Carlin Petrini: «Wine Does Not Fear Hierarchies and Scores»

Carlin Petrini: «Wine Does Not Fear Hierarchies and Scores»

While waiting for the latest edition of the Atlante delle Vigne di Langa, the founder of Slow Food talks about the beginning of a book that has made history and calls us to not to be afraid to analyze, review and classify vineyards and wines.  

This coming March 2023, the new edition of the Atlante delle Vigne di Langa: Barolo e Barbaresco will be released. The book’s first edition, published in 1990, was ground-breaking. It was one of the first attempts to “depict” the great Langhe vineyards using accurate morphological and pedoclimatic descriptions. Aside from the technical and geographical information, the Atlante added an anthropological narration that resulted from hundreds of testimonies collected from producers and winemakers who toiled the very rows every single day. The analytical approach and human touch elicited by the book are still a beacon for people who deal with crus, the fascinating convergence of artificial and natural, of cultivated and naturally spontaneous.  

To understand how the Atlante came to be and its significance, we interviewed Carlo Petrini – known as Carlin – founder of Slow Food and curator of the book’s first and legendary edition.   

Carlin Petrini, how did a book like the Atlante delle Vigne di Langa come about? 

Each book has its prominent ancestors. In this case, we can mention Renato Ratti, whose «Mappa» of 1971 constitutes the first attempt to identify the great vineyards of Barolo. Ratti’s work was based on wine, comparing vintages and their characteristics: he applied the French zoning method based on the quality of wine tastings. Our Atlante revised that vision and completes it. Alongside wine, the book contains information from interviews and oral testimonies that I personally collected while working on the territory for more than a year. The book offers an anthropological analysis of the vineyards, one that is based on the stories and the experience of the people who have lived and worked among these rows all their lives. We could say that the Atlante gives readers a “popular vision” of the great Langhe vineyards.  

And what does that memory tell us? 

It tells us that, often, the real experts of the Langhe were the grape intermediaries, or the people who bought grapes for the wineries. Up until the 1990s, the most important wineries produced Barolo blends obtained from grapes that came from different vineyards. These intermediaries knew the best vineyards, which locations enjoyed the most amount of sunlight and the rows that produced the essence of the territory. These legendary characters no longer exist today, but they have contributed to foster awareness of the contemporary MGAs. Then came the producers who acquired those bountiful plots and valued them by putting the name of the vineyard on the label. 

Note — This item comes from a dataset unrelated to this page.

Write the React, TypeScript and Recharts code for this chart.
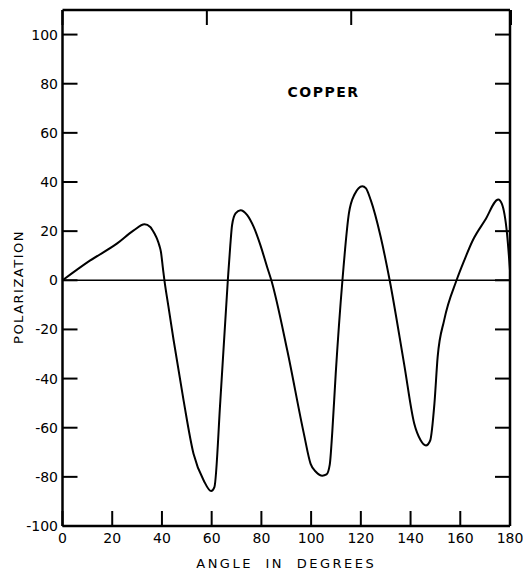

While writing the Atlante, were you aware that you were somehow creating a hierarchy? 

We did not want to create a registry of the Langhe vineyards because we were not in need of a mere list. We wanted to identify the great vineyards, talk about them, try to establish their boundaries and give them a specific identity based on the people who worked them and their production. Sure, our choice has created a hierarchy of the vineyards simply because history unfolded in this manner: it has selected the best rows through memory and experience. You don’t have any idea how much pressure we receive to expand some territories, with producers asking us, for example, to include in Cannubi vineyards that are outside of it. But the people who were asking for these things are missing the point. 

Which is? 

That these evaluations are good for wine. In the long run, analyses, reviews and hierarchies serve a common good: they increase consumer awareness, urge producers to learn from the best and give meaning to the essence of the great vineyards. I remember the numerous criticisms against the Guida ai Vini d’Italia published by Gambero Rosso and Slow Food, whose first editions came out starting from the late 1980s. If you want to reap the benefits of an evaluation for purely commercial purposes, then you have not understood that it actually is an advantage for the whole territory.  

What is wine for you? 

Wine, just like food, is «pleasure». And «pleasure» has a very strong political aspect: it entails rights and duties. If we consider its most noble meaning, it is not the opposite of health, an enemy of the economy nor of ethics. As Folco Portinari, a friend, an intellectual and the editor of the Slow Food Manifesto, said: «I’m not a religious person, but if I had to believe in a religion, I would do it for one sole reason. And it would be because God has instilled pleasure – the real one – in the only two activities that serve to keep humanity alive: eating and making love».